Se a linha de interpretação for pelo caminho da responsabilidade solidária entre o marketplace e o vendedor, a lógica que antes exigia a intervenção do Judiciário para proteger a liberdade de comércio se inverte: em vez de aguardar a confirmação da irregularidade, a plataforma deverá agir preventivamente para remover o conteúdo.

A tese do STF diz, no ponto 2: “Enquanto não sobrevier nova legislação, o art. 19 do MCI deve ser interpretado de forma que os provedores de aplicação de internet estão sujeitos à responsabilização civil, ressalvada a aplicação das disposições específicas da legislação eleitoral e os atos normativos expedidos pelo TSE.”

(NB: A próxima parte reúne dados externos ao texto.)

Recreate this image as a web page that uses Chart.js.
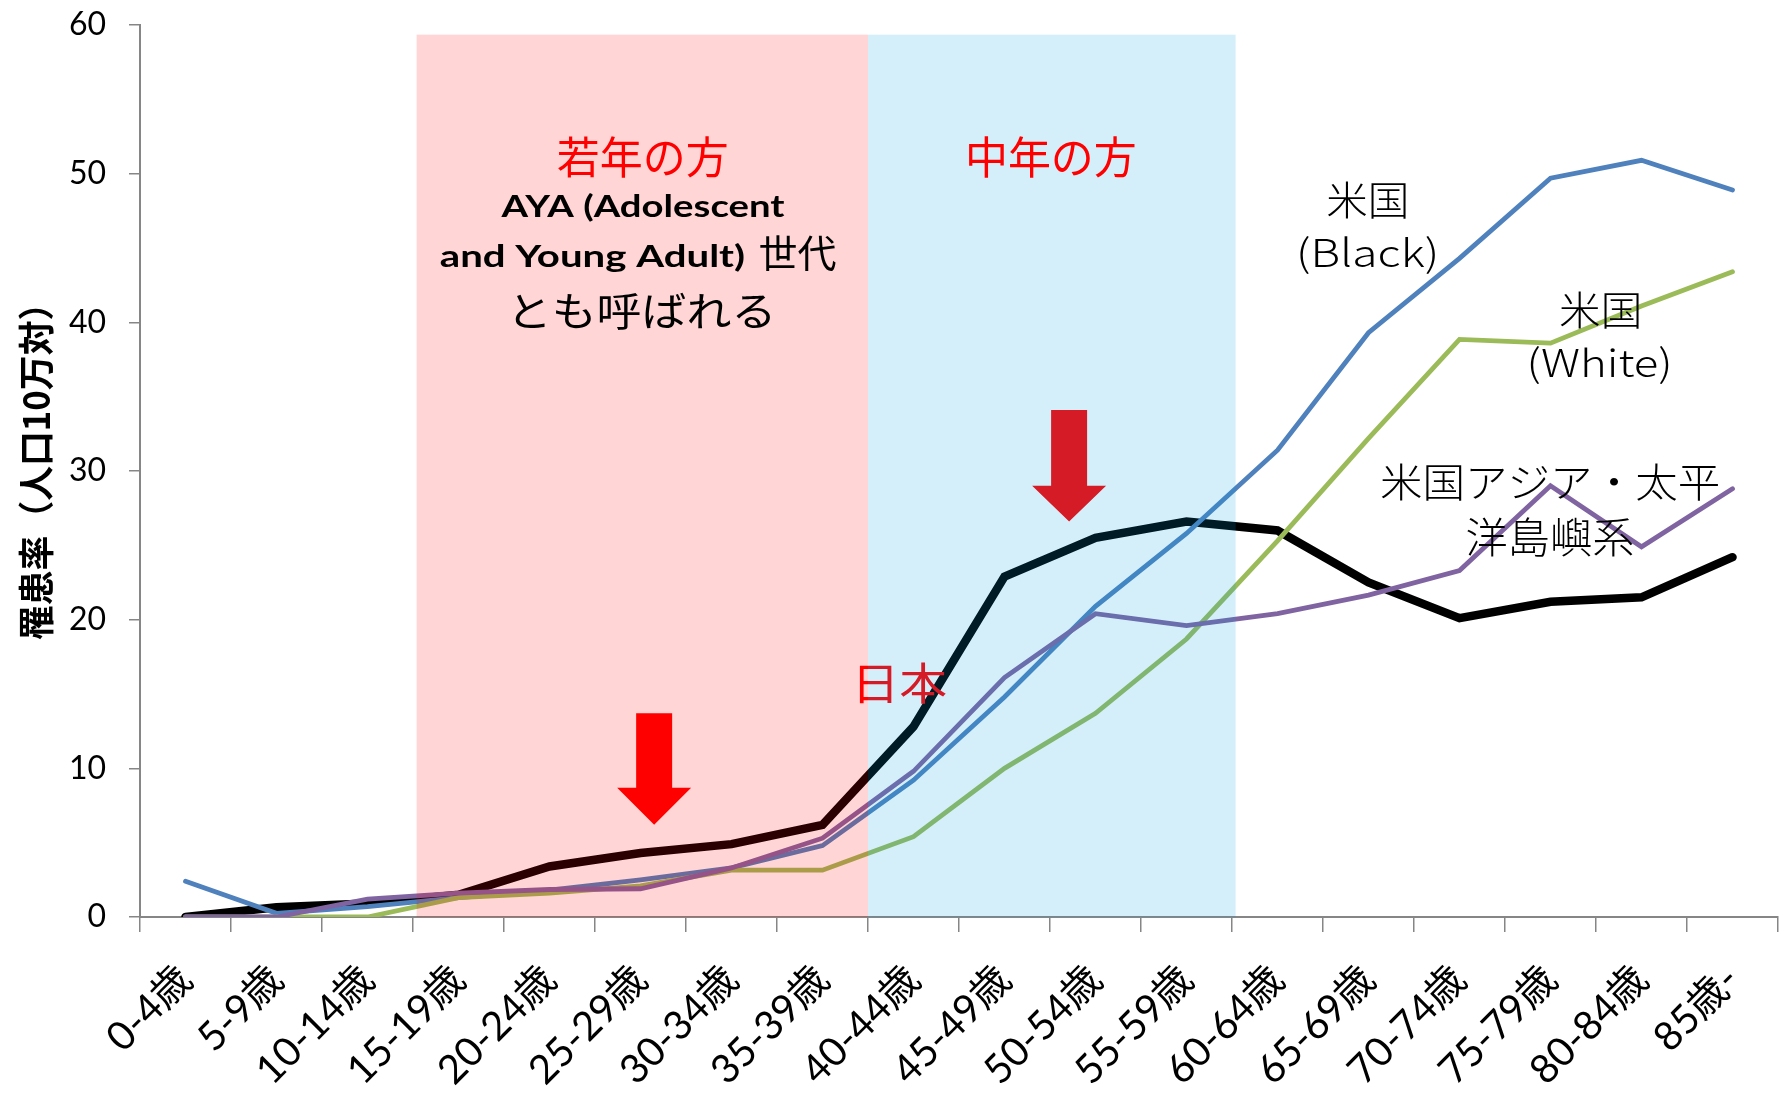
<!DOCTYPE html>
<html>
<head>
<meta charset="utf-8">
<script src="https://cdn.jsdelivr.net/npm/chart.js@4.4.1/dist/chart.umd.min.js"></script>
<style>
  html, body { margin: 0; padding: 0; background: #fff; }
  #wrap { width: 1790px; height: 1110px; }
</style>
</head>
<body>
<div id="wrap"><canvas id="incidenceChart"></canvas></div>
<script>
// age groups on the x axis
const ageGroups = ['0-4歳', '5-9歳', '10-14歳', '15-19歳', '20-24歳', '25-29歳', '30-34歳', '35-39歳',
  '40-44歳', '45-49歳', '50-54歳', '55-59歳', '60-64歳', '65-69歳', '70-74歳', '75-79歳', '80-84歳', '85歳-']

// incidence per 100,000
const japan   = [0, 0.65, 0.9, 1.5, 3.4, 4.3, 4.9, 6.2, 12.8, 22.9, 25.5, 26.6, 26.0, 22.5, 20.1, 21.2, 21.5, 24.2]
const usBlack = [2.4, 0.25, 0.7, 1.3, 1.8, 2.5, 3.3, 4.8, 9.2, 14.8, 20.9, 25.8, 31.4, 39.3, 44.3, 49.7, 50.9, 48.9]
const usWhite = [0, 0, 0, 1.3, 1.6, 2.1, 3.15, 3.15, 5.4, 10.0, 13.7, 18.7, 25.3, 32.2, 38.85, 38.6, 41.1, 43.4]
const usAsian = [0, 0, 1.2, 1.6, 1.85, 1.9, 3.3, 5.3, 9.8, 16.1, 20.4, 19.6, 20.4, 21.65, 23.3, 29.0, 24.9, 28.8]

const yMin = 0
const yMax = 60
const yStep = 10
const yTitle = '罹患率（人口10万対）'

const CJK = '"Noto Sans CJK JP", sans-serif'
const NUM = 'Lato, "Noto Sans CJK JP", sans-serif'

// shaded age bands (category index range, top value)
const bands = [
  { from: 2.54, to: 7.5, top: 59.35, color: 'rgba(255, 0, 0, 0.165)' },
  { from: 7.5, to: 11.54, top: 59.35, color: 'rgba(8, 161, 225, 0.17)' }
]

const arrows = [
  { at: 5.15, top: 13.7, neck: 8.7, tip: 6.2, shaft: 36, head: 74 },
  { at: 9.71, top: 34.1, neck: 29.0, tip: 26.6, shaft: 36, head: 74 }
]

// text under the band tint: position (category index, value), font, ink width
const lowerNotes = [
  { text: '日本', at: 7.88, val: 15.74, font: '44px ' + CJK, w: 87, color: '#ff0000' }
]

// text above everything
const upperNotes = [
  { text: '若年の方', at: 5.02, val: 51.1, font: '44px ' + CJK, w: 169, color: '#ff0000' },
  { text: 'AYA (Adolescent', at: 5.02, val: 47.75, font: 'bold 30px Lato, ' + CJK, w: 284, color: '#000' },
  { text: 'and Young Adult)', at: 4.47, val: 44.4, font: 'bold 30px Lato, ' + CJK, w: 305, color: '#000' },
  { text: '世代', at: 6.73, val: 44.6, font: '38px ' + CJK, w: 77, color: '#000' },
  { text: 'とも呼ばれる', at: 5.03, val: 40.75, font: '40px ' + CJK, w: 255, color: '#000' },
  { text: '中年の方', at: 9.52, val: 51.1, font: '44px ' + CJK, w: 166, color: '#ff0000' },
  { text: '米国', at: 12.98, val: 48.2, font: '300 40px ' + CJK, w: 79, color: '#000' },
  { text: '(Black)', at: 12.99, val: 44.5, font: '300 38px ' + CJK, w: 136, color: '#000' },
  { text: '米国', at: 15.54, val: 40.8, font: '300 40px ' + CJK, w: 79, color: '#000' },
  { text: '(White)', at: 15.54, val: 37.1, font: '300 38px ' + CJK, w: 139, color: '#000' },
  { text: '米国アジア・太平', at: 14.99, val: 29.25, font: '300 40px ' + CJK, w: 337, color: '#000' },
  { text: '洋島嶼系', at: 14.99, val: 25.55, font: '300 42px ' + CJK, w: 166, color: '#000' }
]

// draw text with its ink box centred on (cx, cy), stretched to ink width w
function inkText(ctx, text, cx, cy, w, angle) {
  ctx.textAlign = 'left'
  ctx.textBaseline = 'alphabetic'
  const m = ctx.measureText(text)
  const inkW = m.actualBoundingBoxLeft + m.actualBoundingBoxRight
  const midX = (m.actualBoundingBoxRight - m.actualBoundingBoxLeft) / 2
  const dy = (m.actualBoundingBoxAscent - m.actualBoundingBoxDescent) / 2
  ctx.save()
  ctx.translate(cx, cy)
  ctx.rotate(angle || 0)
  ctx.scale(w / inkW, 1)
  ctx.fillText(text, -midX, dy)
  ctx.restore()
}

function drawNotes(ctx, x, y, notes) {
  notes.forEach(n => {
    ctx.font = n.font
    ctx.fillStyle = n.color
    inkText(ctx, n.text, x.getPixelForValue(n.at), y.getPixelForValue(n.val), n.w)
  })
}

const overlay = {
  id: 'overlay',
  afterDatasetsDraw(chart) {
    const ctx = chart.ctx
    const x = chart.scales.x
    const y = chart.scales.y
    ctx.save()

    arrows.forEach(a => {
      const cx = x.getPixelForValue(a.at)
      const top = y.getPixelForValue(a.top)
      const neck = y.getPixelForValue(a.neck)
      const tip = y.getPixelForValue(a.tip)
      ctx.fillStyle = '#ff0000'
      ctx.beginPath()
      ctx.moveTo(cx - a.shaft / 2, top)
      ctx.lineTo(cx + a.shaft / 2, top)
      ctx.lineTo(cx + a.shaft / 2, neck)
      ctx.lineTo(cx + a.head / 2, neck)
      ctx.lineTo(cx, tip)
      ctx.lineTo(cx - a.head / 2, neck)
      ctx.lineTo(cx - a.shaft / 2, neck)
      ctx.closePath()
      ctx.fill()
    })

    drawNotes(ctx, x, y, lowerNotes)

    bands.forEach(b => {
      const x0 = x.getPixelForValue(b.from)
      const x1 = x.getPixelForValue(b.to)
      const y0 = y.getPixelForValue(b.top)
      const y1 = y.getPixelForValue(yMin)
      ctx.fillStyle = b.color
      ctx.fillRect(x0, y0, x1 - x0, y1 - y0)
    })

    drawNotes(ctx, x, y, upperNotes)

    // axis title, rotated, ink centred next to the axis
    ctx.font = 'bold 36px ' + CJK
    ctx.fillStyle = '#000'
    const area = chart.chartArea
    inkText(ctx, yTitle, area.left - 104, (area.top + area.bottom) / 2 + 3, 332, -Math.PI / 2)
    ctx.restore()
  }
}

const line = (label, data, color, width, order) => ({
  label: label,
  data: data,
  borderColor: color,
  backgroundColor: color,
  borderWidth: width,
  pointRadius: 0,
  tension: 0,
  borderCapStyle: 'round',
  order: order
})

new Chart(document.getElementById('incidenceChart').getContext('2d'), {
  type: 'line',
  data: {
    labels: ageGroups,
    datasets: [
      line('日本', japan, '#000000', 8.5, 3),
      line('米国(Black)', usBlack, '#4f81bd', 4.8, 2),
      line('米国(White)', usWhite, '#9bbb59', 4.8, 1),
      line('米国アジア・太平洋島嶼系', usAsian, '#8064a2', 4.8, 0)
    ]
  },
  options: {
    responsive: true,
    maintainAspectRatio: false,
    animation: false,
    layout: { autoPadding: false, padding: { top: 25, right: 12, left: 0, bottom: 0 } },
    plugins: {
      legend: { display: false },
      tooltip: { enabled: false }
    },
    scales: {
      x: {
        offset: true,
        afterFit: s => { s.height = 193; s.paddingLeft = 0; s.paddingRight = 0 },
        border: { color: '#868686', width: 2 },
        grid: { offset: true, drawOnChartArea: false, drawTicks: true, tickLength: 15, color: '#868686', lineWidth: 1.5 },
        ticks: {
          autoSkip: false, maxRotation: 45, minRotation: 45, padding: 24,
          color: '#000', font: { family: NUM, size: 40 }
        }
      },
      y: {
        min: yMin,
        max: yMax,
        afterFit: s => { s.width = 140; s.paddingTop = 0; s.paddingBottom = 0 },
        border: { color: '#868686', width: 2 },
        grid: { drawOnChartArea: false, drawTicks: true, tickLength: 11, color: '#868686', lineWidth: 1.5 },
        ticks: { stepSize: yStep, padding: 23, color: '#000', font: { family: NUM, size: 32 } }
      }
    }
  },
  plugins: [overlay]
})
</script>
</body>
</html>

Depois, no ponto 7, afirma especificamente sobre os marketplaces: “Os provedores de aplicações de internet que funcionarem como marketplaces respondem civilmente de acordo com o Código de Defesa do Consumidor (Lei nº 8.078/90)”.

Venceslau Tavares Costa Filho, professor de Direito Civil da Universidade de Pernambuco, interpreta que a tese da Corte está rejeitando a proposta que tornaria os marketplaces solidariamente responsáveis por qualquer problema nos produtos vendidos em suas plataformas, algo que havia sido cogitado no voto do relator, o ministro Dias Toffoli. Ainda assim, ele reconhece que a forma como o STF mencionou os marketplaces na decisão gera dúvida.

“Não existe uma clareza sobre essa ideia de marketplace e rede social, porque o Marco Civil fala em ‘provedor de aplicação’. Realmente não existe essa clareza na própria lei, no próprio Marco Civil da Internet. E o julgamento do Supremo também não ajudou a esclarecer isso”, afirma.